5                        The State argues that Olsen failed to make a prima facie showing and that it otherwise met its burden of proof.  The State further argues that the Ernst decision makes it impossible to use prior convictions from other states to enhance OWI convictions in Wisconsin, since other states do not require the defendant to be advised of the difficulties and disadvantages of self-representation.[2]  The State argues that the Ernst decision should be revisited in light of Justice Wilcox’s concurring and dissenting opinion in that case.[3]  Olsen counters that the record clearly shows that the colloquy requirements of Klessig were not followed in Minnesota, and the court’s order was therefore correct. 

6                        We agree with the State that Olsen’s affidavit, by itself, was insufficient to make a prima facie showing that he did not make a valid waiver of counsel.  While the affidavit alleges that Minnesota did not follow Wisconsin’s colloquy requirements, it fails to allege that Olsen did not know or understand the information not provided.  See Ernst, 283 Wis. 2d 300, ¶25.  However, we also conclude that Olsen effectively made his prima facie showing at the motion hearing, when he testified that he did not understand an attorney could help him evaluate the weaknesses in his case.  The State fails to address this testimony.

7                        Having concluded that Olsen made a prima facie showing, we cannot conclude the court erred when determining that the State failed to prove Olsen’s waiver of counsel was knowing, voluntary, and intelligent.  While the court could have found Olsen’s testimony incredible, it did not, and this court cannot overturn that determination.  See State v. Hughes, 2000 WI 24, ¶2 n.1, 233 Wis. 2d 280, 607 N.W.2d 621 (It is the function of the trier of fact, and not appellate courts, to resolve questions as to the weight of testimony and the credibility of witnesses).

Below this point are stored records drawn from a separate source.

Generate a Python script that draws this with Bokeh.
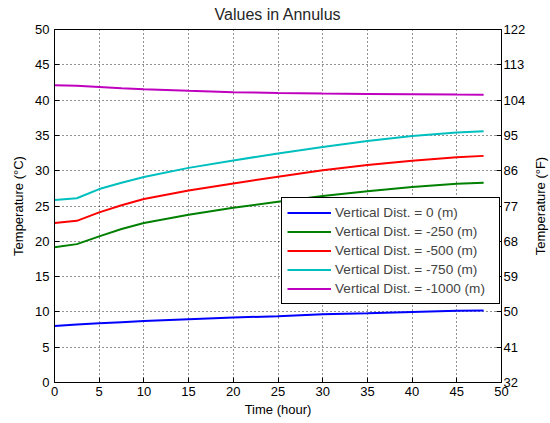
from bokeh.plotting import figure
from bokeh.layouts import row
from bokeh.models import Range1d, LinearAxis, FixedTicker, Legend, LegendItem
from bokeh.embed import file_html
from bokeh.resources import INLINE

hours = [0, 2.5, 5, 7.5, 10, 15, 20, 25, 30, 35, 40, 45, 48]
t_0 = [8.0, 8.2, 8.4, 8.55, 8.7, 8.97, 9.2, 9.4, 9.65, 9.8, 10.0, 10.15, 10.2]
t_250 = [19.15, 19.6, 20.7, 21.75, 22.6, 23.75, 24.75, 25.6, 26.4, 27.1, 27.7, 28.15, 28.3]
t_500 = [22.6, 22.9, 24.1, 25.1, 26.0, 27.2, 28.2, 29.15, 30.05, 30.8, 31.4, 31.9, 32.1]
t_750 = [25.85, 26.1, 27.4, 28.3, 29.1, 30.4, 31.45, 32.45, 33.35, 34.2, 34.9, 35.4, 35.6]
t_1000 = [42.1, 42.02, 41.85, 41.68, 41.55, 41.32, 41.12, 41.0, 40.92, 40.86, 40.82, 40.78, 40.77]

labels = ["Vertical Dist. = 0 (m)", "Vertical Dist. = -250 (m)", "Vertical Dist. = -500 (m)",
          "Vertical Dist. = -750 (m)", "Vertical Dist. = -1000 (m)"]
colors = ["#0000FF", "#008000", "#FF0000", "#00BFBF", "#BF00BF"]
series = [t_0, t_250, t_500, t_750, t_1000]

x_ticks = [0, 5, 10, 15, 20, 25, 30, 35, 40, 45, 50]
c_ticks = [0, 5, 10, 15, 20, 25, 30, 35, 40, 45, 50]
f_ticks = [32, 41, 50, 59, 68, 77, 86, 95, 104, 113, 122]

FONT = "Liberation Sans"

p = figure(width=528, height=423, output_backend="svg", toolbar_location=None,
           x_range=Range1d(0, 50), y_range=Range1d(0, 50),
           min_border_left=54, min_border_right=27, min_border_top=28, min_border_bottom=41,
           title="Values in Annulus")
p.title.align = "center"
p.title.text_font = FONT
p.title.text_font_size = "16px"
p.title.text_font_style = "normal"
p.title.text_color = "#262626"
p.title.vertical_align = "top"
p.title.standoff = 10

p.outline_line_color = "black"
p.outline_line_alpha = 1
p.background_fill_color = "white"
p.border_fill_color = "white"

p.extra_y_ranges = {"F": Range1d(32, 122)}
right = LinearAxis(y_range_name="F")
p.add_layout(right, "right")

p.xaxis.ticker = FixedTicker(ticks=x_ticks)
p.yaxis[0].ticker = FixedTicker(ticks=c_ticks)
right.ticker = FixedTicker(ticks=f_ticks)
p.xaxis.axis_label = "Time (hour)"
p.yaxis[0].axis_label = "Temperature (°C)"

for ax in [p.xaxis[0], p.yaxis[0], right]:
    ax.major_tick_in = 5
    ax.major_tick_out = 0
    ax.minor_tick_line_color = None
    ax.axis_line_color = "black"
    ax.major_tick_line_color = "black"
    ax.major_label_text_font = FONT
    ax.major_label_text_font_size = "13px"
    ax.major_label_text_color = "black"
    ax.axis_label_text_font = FONT
    ax.axis_label_text_font_size = "13px"
    ax.axis_label_text_font_style = "normal"
    ax.axis_label_text_color = "black"
p.xaxis.major_label_standoff = 4
p.xaxis.axis_label_standoff = 3
p.yaxis[0].major_label_standoff = 5
p.yaxis[0].axis_label_standoff = 6
right.major_label_standoff = 2

for g in [p.xgrid[0], p.ygrid[0]]:
    g.grid_line_color = "black"
    g.grid_line_alpha = 0.85
    g.grid_line_dash = "1 3"
    g.grid_line_width = 1
p.xgrid.ticker = FixedTicker(ticks=x_ticks)
p.ygrid.ticker = FixedTicker(ticks=c_ticks)

items = []
for lab, col, ys in zip(labels, colors, series):
    r = p.line(hours, ys, line_color=col, line_width=2)
    items.append(LegendItem(label=lab, renderers=[r]))

legend = Legend(items=items, location=(227, 78))
legend.border_line_color = "black"
legend.border_line_width = 1
legend.border_line_alpha = 1
legend.background_fill_color = "white"
legend.background_fill_alpha = 1
legend.label_text_font = FONT
legend.label_text_font_size = "13.6px"
legend.glyph_width = 44
legend.glyph_height = 19
legend.label_height = 19
legend.label_width = 159
legend.label_standoff = 4
legend.spacing = 0
legend.padding = 5
legend.margin = 0
p.add_layout(legend, "center")

# narrow companion figure carrying the right-hand (°F) axis title, read bottom-to-top
p2 = figure(width=22, height=423, output_backend="svg", toolbar_location=None,
            x_range=Range1d(0, 1), y_range=Range1d(32, 122),
            min_border_left=19, min_border_right=0, min_border_top=28, min_border_bottom=41)
p2.outline_line_color = None
p2.xaxis.visible = False
p2.xgrid.visible = False
p2.ygrid.visible = False
ax2 = p2.yaxis[0]
ax2.ticker = FixedTicker(ticks=[])
ax2.major_tick_in = 0
ax2.major_tick_out = 0
ax2.minor_tick_line_color = None
ax2.axis_line_color = None
ax2.major_label_text_font_size = "0px"
ax2.major_label_standoff = 0
ax2.axis_label = "Temperature (°F)"
ax2.axis_label_standoff = 0
ax2.axis_label_text_font = FONT
ax2.axis_label_text_font_size = "13px"
ax2.axis_label_text_font_style = "normal"
ax2.axis_label_text_color = "black"

layout = row(p, p2, spacing=0)

open("out.html", "w").write(file_html(layout, INLINE))
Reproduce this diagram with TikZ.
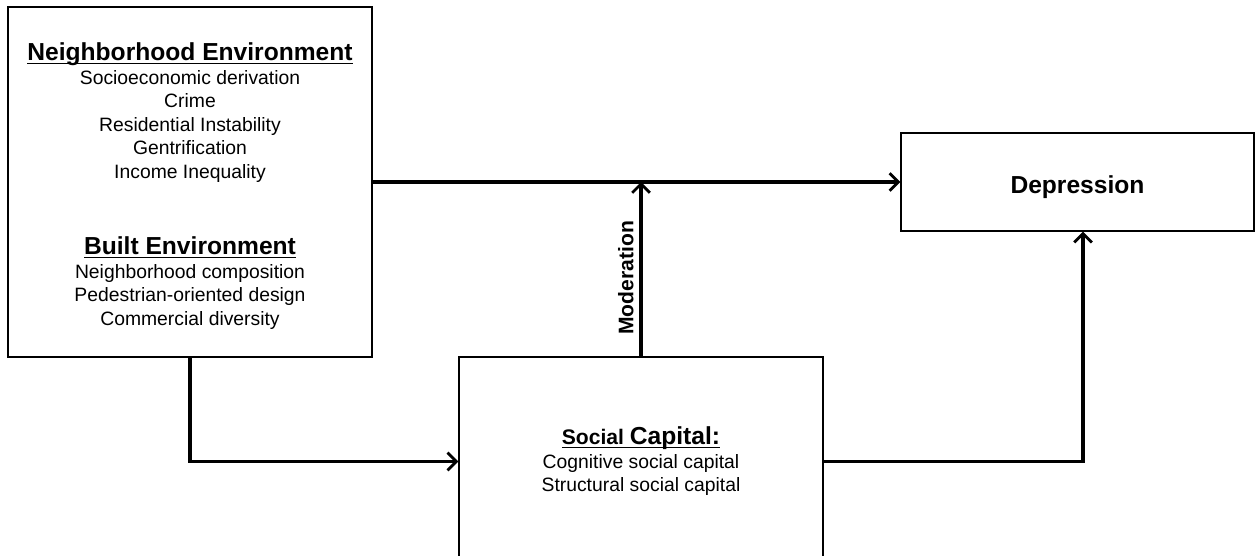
\documentclass[tikz,border=0pt]{standalone}
\usepackage{fontspec}
\setmainfont{Liberation Sans}
\usepackage{tikz}
\usetikzlibrary{arrows.meta,calc,positioning}

\tikzset{
  factor/.style={draw=black,line width=0.8pt,fill=white,align=center,
    font=\fontsize{11}{13.4}\selectfont},
  link/.style={line width=1.8pt,-{Straight Barb[length=5pt,width=10pt,line width=1.6pt]}}
}
\newcommand{\headfont}{\fontsize{14}{16}\selectfont\bfseries}
\newcommand{\ulbar}[1]{\setbox0\hbox{#1}\rlap{\rule[-2pt]{\wd0}{0.8pt}}\box0}

\begin{document}
\begin{tikzpicture}
    \useasboundingbox (0,0) rectangle (25.18,-11.12);
    \clip (0,0) rectangle (25.18,-11.12);
    % boxes
    \node[factor,minimum width=7.28cm,minimum height=7cm] (env) at (3.8,-3.64)
      {\rule{0pt}{14.7pt}{\headfont\ulbar{Neighborhood Environment}}\\
       Socioeconomic derivation\\ Crime\\ Residential Instability\\
       Gentrification\\ Income Inequality\\[30pt]
       {\headfont\ulbar{Built Environment}}\\
       Neighborhood composition\\ Pedestrian-oriented design\\ Commercial diversity};
    \node[factor,minimum width=7.06cm,minimum height=1.96cm,font=\headfont,
      text height=16pt,text depth=3pt] (depr) at (21.55,-3.64) {Depression};
    \node[factor,minimum width=7.28cm,minimum height=4.18cm] (social) at (12.82,-9.23)
      {\ulbar{\fontsize{12}{14}\selectfont\bfseries Social \headfont Capital:}\\
       Cognitive social capital\\ Structural social capital};
    % connectors
    \coordinate (mod) at (social.north |- env.east);
    \draw[link] (env.east) -- (depr.west);
    \draw[link] (social.north) -- node[pos=0.45,sloped,above,font=\fontsize{12}{14}\selectfont\bfseries] {Moderation} (mod);
    \draw[link] (env.south) |- (social.west);
    \draw[link] (social.east) -| ([xshift=0.11cm]depr.south);
\end{tikzpicture}
\end{document}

8                        We do not address the State’s argument that the Ernst decision should be revisited, since we are in no position to revise supreme court precedent.  See Cook v. Cook, 208 Wis. 2d 166, 189, 560 N.W.2d 246 (1997).  We nevertheless note that both parties misapprehend, in some ways, the implications of the Ernst decision.  Contrary to the arguments in Olsen’s brief, it is clear, from Ernst, that a violation of the Klessig colloquy requirements is not, by itself, sufficient to sustain a collateral attack.  See Ernst, 283 Wis. 2d 300, ¶25.  Further, contrary to the State’s belief, the Ernst decision does not universally make out-of-state convictions unavailable to enhance Wisconsin OWI sentences.  If a prima facie showing is made based on a failure to advise of the difficulties and disadvantages of self-representation, the State may still question the defendant about his or her understanding of those difficulties and disadvantages.  See id., ¶30.  Ultimately, the resolution of the issue will typically be determined by whether the court believes the defendant is as unaware as he or she claims to be.[4]                      

            By the Court.—Order affirmed.

            This opinion will not be published.  See Wis. Stat. Rule 809.23(1)(b)4.


 



[1]  This appeal is decided by one judge pursuant to Wis. Stat. § 752.31(2).  All references to the Wisconsin Statutes are to the 2003-04 version unless otherwise noted.

[2]  Wisconsin statutes explicitly permit the use of prior convictions from other states.  See Wis. Stat. §§ 346.65(2) and 343.307(1)(d).

[3]  Justice Wilcox’s concurrence and dissent questioned the majority’s opinion insofar as it implied that the constitution requires defendants to be advised of the difficulties and disadvantages of self-representation.  State v. Ernst, 2005 WI 107, ¶56, 283 Wis. 2d 300, 699 N.W.2d 92 (Wilcox, J., concurring in part and dissenting in part).

[4]  Moreover, it is not entirely clear that that the Ernst decision requires the State to prove that the defendant was aware of the difficulties and disadvantages of self-representation once the burden of proof shifts.  While the majority in Ernst stated that a violation of State v. Klessig, 211 Wis. 2d 194, 564 N.W.2d 716 (1997), combined with the appropriate averments, are sufficient to make a prima facie case, it made no such reference to the Klessig requirements when describing the State’s burden of proof.  The Ernst court only stated that the State must prove that the waiver of counsel was knowing, voluntary, and intelligent.  As Justice Wilcox pointed out, State v. Hahn, 2000 WI 118, ¶¶17, 28, 238 Wis. 2d 889, 618 N.W.2d 528, only permits collateral attacks based on a violation of a person’s constitutional right to counsel.  Ernst, 283 Wis. 2d 300, ¶¶54, 56 (Wilcox, J., concurring in part and dissenting in part).  As the majority in Ernst acknowledged, the colloquy requirements of Klessig are procedural requirements, developed under the court’s “superintending and administrative authority,” and are not required by the constitution.  Ernst, 283 Wis. 2d 300, ¶18.